Es verwundert daher nicht, dass er am Konzertabend den „Night Club“ neckisch als „sein Wohnzimmer“ bezeichnete. Vom ersten Takt an klang es, als stünden Carter und seine ebenfalls hochkarätigen Co-Musiker, Pianist Donald Vega und Gitarrist Russell Malone, schon eine gute Stunde auf der Bühne. Carter spielte wie ein Uhrwerk, dabei ein ausgesprochen einfallsreiches. Elegant zeigte er, was für ein vielseitiges Melodieinstrument ein Kontrabass sein kann. Da quietschten, flüsterten, sangen und wummerten die Saiten, bis ihr Ton wechselte, abbrach oder bisweilen in den holzigsten Tiefen langsam ausklang. Carter gehen offenbar einfach nie die Ideen aus. Wahrscheinlich könnte er auch mal eben eine Stunde am Stück improvisieren.
Doch er spielte ebenso aussagekräftig „mit“, wenn sich Pianist Donald Vega in schimmernden Melodien und markanten Akkorden über die Klaviatur oder Gitarrist Russell Malone ebenso virtuos über die Saiten spielten. Der Wechsel zwischen starkem solistischen Ausdruck und zurückhaltendem Trio-Spiel gelang ihnen allen elegant. Eine besondere Stärke des Konzerts zeigte sich in den gut gesetzten Kontrasten in Rhythmus, Klangfarbe und Stimmung. Die gespielten Stücke reichten von neuen, zum Teil eigenen Kompositionen bis hin zu Standards. Ein Schwerpunkt war das Programm der aktuellen CD „San Sebastian“, darunter „The Golden Striker“ von John Lewis, nach dem sich das Trio benannt hat.

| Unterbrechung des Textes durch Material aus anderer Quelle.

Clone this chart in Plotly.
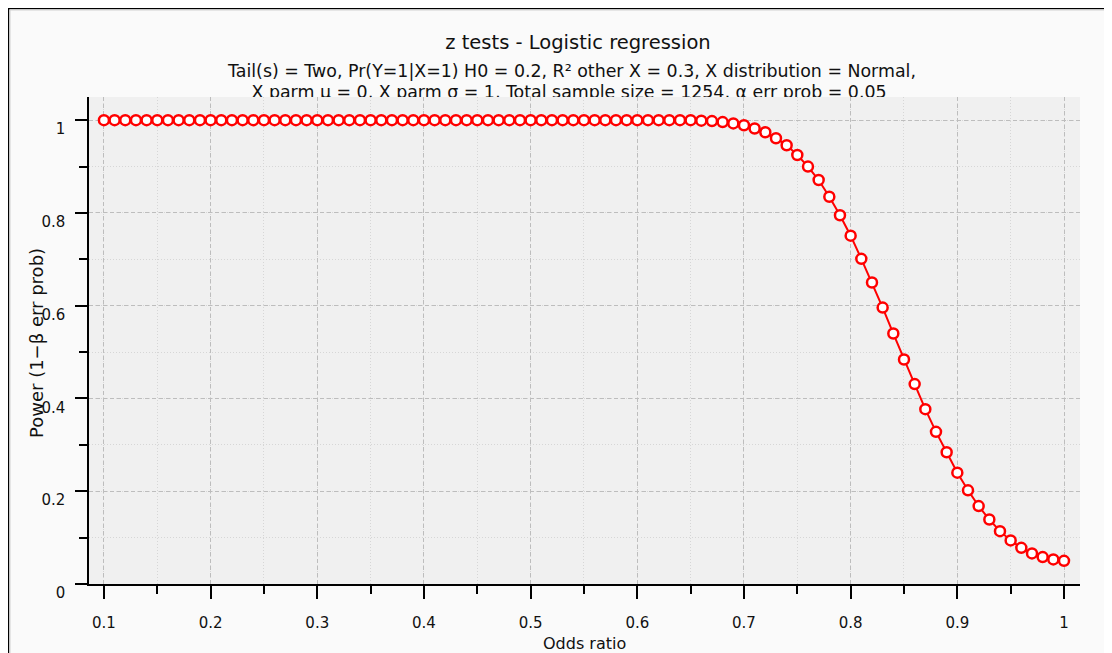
import plotly.graph_objects as go

odds_ratio = [
    0.10, 0.11, 0.12, 0.13, 0.14, 0.15, 0.16, 0.17, 0.18, 0.19,
    0.20, 0.21, 0.22, 0.23, 0.24, 0.25, 0.26, 0.27, 0.28, 0.29,
    0.30, 0.31, 0.32, 0.33, 0.34, 0.35, 0.36, 0.37, 0.38, 0.39,
    0.40, 0.41, 0.42, 0.43, 0.44, 0.45, 0.46, 0.47, 0.48, 0.49,
    0.50, 0.51, 0.52, 0.53, 0.54, 0.55, 0.56, 0.57, 0.58, 0.59,
    0.60, 0.61, 0.62, 0.63, 0.64, 0.65, 0.66, 0.67, 0.68, 0.69,
    0.70, 0.71, 0.72, 0.73, 0.74, 0.75, 0.76, 0.77, 0.78, 0.79,
    0.80, 0.81, 0.82, 0.83, 0.84, 0.85, 0.86, 0.87, 0.88, 0.89,
    0.90, 0.91, 0.92, 0.93, 0.94, 0.95, 0.96, 0.97, 0.98, 0.99,
    1.00,
]
power = [
    1.000, 1.000, 1.000, 1.000, 1.000, 1.000, 1.000, 1.000, 1.000, 1.000,
    1.000, 1.000, 1.000, 1.000, 1.000, 1.000, 1.000, 1.000, 1.000, 1.000,
    1.000, 1.000, 1.000, 1.000, 1.000, 1.000, 1.000, 1.000, 1.000, 1.000,
    1.000, 1.000, 1.000, 1.000, 1.000, 1.000, 1.000, 1.000, 1.000, 1.000,
    1.000, 1.000, 1.000, 1.000, 1.000, 1.000, 1.000, 1.000, 1.000, 1.000,
    1.000, 1.000, 1.000, 1.000, 1.000, 1.000, 0.999, 0.998, 0.996, 0.993,
    0.989, 0.982, 0.974, 0.961, 0.946, 0.925, 0.900, 0.871, 0.835, 0.795,
    0.751, 0.701, 0.650, 0.596, 0.540, 0.484, 0.431, 0.377, 0.328, 0.284,
    0.240, 0.202, 0.168, 0.139, 0.114, 0.094, 0.078, 0.066, 0.058, 0.053,
    0.050,
]

x_ticks = [0.1, 0.2, 0.3, 0.4, 0.5, 0.6, 0.7, 0.8, 0.9, 1.0]
x_ticktext = ["0.1", "0.2", "0.3", "0.4", "0.5", "0.6", "0.7", "0.8", "0.9", "1"]
y_ticks = [0, 0.2, 0.4, 0.6, 0.8, 1.0]
y_ticktext = ["0", "0.2", "0.4", "0.6", "0.8", "1"]

title = "z tests - Logistic regression"
subtitle = [
    "Tail(s) = Two, Pr(Y=1|X=1) H0 = 0.2, R² other X = 0.3, X distribution = Normal,",
    "X parm μ = 0, X parm σ = 1, Total sample size = 1254, α err prob = 0.05",
]

FONT = "DejaVu Sans, Verdana, sans-serif"
# the page body has an 8px margin, so the figure starts at (8, 8)
W, H = 1104, 645
ML, MR, MT, MB = 81, 32, 12, 69
PW = W - ML - MR
PH = H - MT - MB
main_top = 487 / PH  # plot area is 487 px tall

fig = go.Figure()

fig.add_trace(go.Scatter(
    x=odds_ratio, y=power,
    mode="lines+markers",
    line=dict(color="#ff0000", width=2),
    marker=dict(symbol="circle", size=10, color="white",
                line=dict(color="#ff0000", width=2.5)),
    cliponaxis=False,
    showlegend=False,
))

# title block lives in its own (hidden) subplot so the last line gets clipped
# by the top of the plot area, as in the original
fig.add_trace(go.Scatter(
    x=[578, 572, 569], y=[-44, -73, -94],
    text=[title] + subtitle,
    mode="text",
    textposition="middle center",
    textfont=dict(family=FONT, size=[19.5, 17.4, 17.4], color="#111111"),
    xaxis="x2", yaxis="y2",
    cliponaxis=True,
    showlegend=False,
    hoverinfo="skip",
))

axis_common = dict(
    showline=True, linecolor="black", linewidth=1.5,
    ticks="outside", tickcolor="black", tickwidth=1.5,
    showgrid=True, gridcolor="#bdbdbd", gridwidth=1, griddash="4px,3px",
    zeroline=False,
    tickfont=dict(family=FONT, size=15, color="#111111"),
)

fig.update_layout(
    width=W, height=H,
    margin=dict(l=ML, r=MR, t=MT, b=MB),
    paper_bgcolor="white",
    plot_bgcolor="rgba(0,0,0,0)",
    xaxis=dict(
        **axis_common,
        range=[0.086, 1.015],
        tickvals=x_ticks, ticktext=x_ticktext,
        ticklen=13, ticklabelstandoff=11,
        minor=dict(dtick=0.05, tick0=0.05, ticks="outside", ticklen=8,
                   tickcolor="black", tickwidth=1.5,
                   showgrid=True, gridcolor="#d6d6d6", griddash="1px,2px"),
    ),
    yaxis=dict(
        **axis_common,
        domain=[0, main_top],
        range=[0, 1.05],
        tickvals=y_ticks, ticktext=y_ticktext,
        ticklen=12, ticklabelstandoff=7, ticklabelshift=9,
        minor=dict(dtick=0.1, tick0=0, ticks="outside", ticklen=8,
                   tickcolor="black", tickwidth=1.5,
                   showgrid=True, gridcolor="#d6d6d6", griddash="1px,2px"),
    ),
    # hidden axes in window pixel units for the title block
    xaxis2=dict(domain=[0, 1], range=[89, 1080], visible=False,
                anchor="y2", fixedrange=True),
    yaxis2=dict(domain=[main_top, 1], range=[-97, -20],
                visible=False, anchor="x2", fixedrange=True),
    shapes=[
        # outer window frame
        dict(type="rect", xref="paper", yref="paper", layer="below",
             x0=-ML / PW, x1=1.2, y0=-0.3, y1=(H - MB) / PH,
             fillcolor="#fafafa", line=dict(color="black", width=2.5)),
        dict(type="rect", xref="paper", yref="paper", layer="below",
             x0=(2 - ML) / PW, x1=1.2, y0=-0.3, y1=(H - MB - 2) / PH,
             fillcolor="rgba(0,0,0,0)", line=dict(color="#d0d0d0", width=1)),
        # plot area background
        dict(type="rect", xref="paper", yref="paper", layer="below",
             x0=0, x1=1, y0=0, y1=main_top,
             fillcolor="#f0f0f0", line=dict(width=0)),
    ],
    annotations=[
        dict(text="Power (1−β err prob)", xref="paper", yref="paper",
             x=(28 - ML) / PW, y=(H - MB - 335) / PH,
             textangle=-90, showarrow=False,
             xanchor="center", yanchor="middle",
             font=dict(family=FONT, size=18, color="#111111")),
        dict(text="Odds ratio", xref="paper", yref="paper",
             x=(576 - ML) / PW, y=-(635 - (H - MB)) / PH,
             showarrow=False, xanchor="center", yanchor="middle",
             font=dict(family=FONT, size=16, color="#111111")),
    ],
)

fig.write_html("out.html")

Durch feinsinniges Interpretieren und einfallsreiches Improvisieren konnten die drei jedem Stück einen eigenen, neuen Klang und Charakter geben. Mit dem von Ron Carter und Jim Hall komponierten „Candle Light“ zeigten sie ihr Potential für ohrschmeichelnde musikalische Sanftheit. In schnelleren Stücken warteten sie bisweilen völlig willkürlich irgendwo mit humorigen Überraschungseffekten auf. Da rannte Mallone schon mal von einem Takt auf den nächsten seinen Co-Musikern auf der Gitarre davon, als wolle er spontan eine Jazzpolka anstimmen, oder Carter baute in ein Solo das bekannte Thema aus „La Cucaracha“ ein. Ein Konzert, das man in mehrfacher Hinsicht reich nennen kann - an Abwechslung, an musikalischer Qualität und an Unterhaltungswert.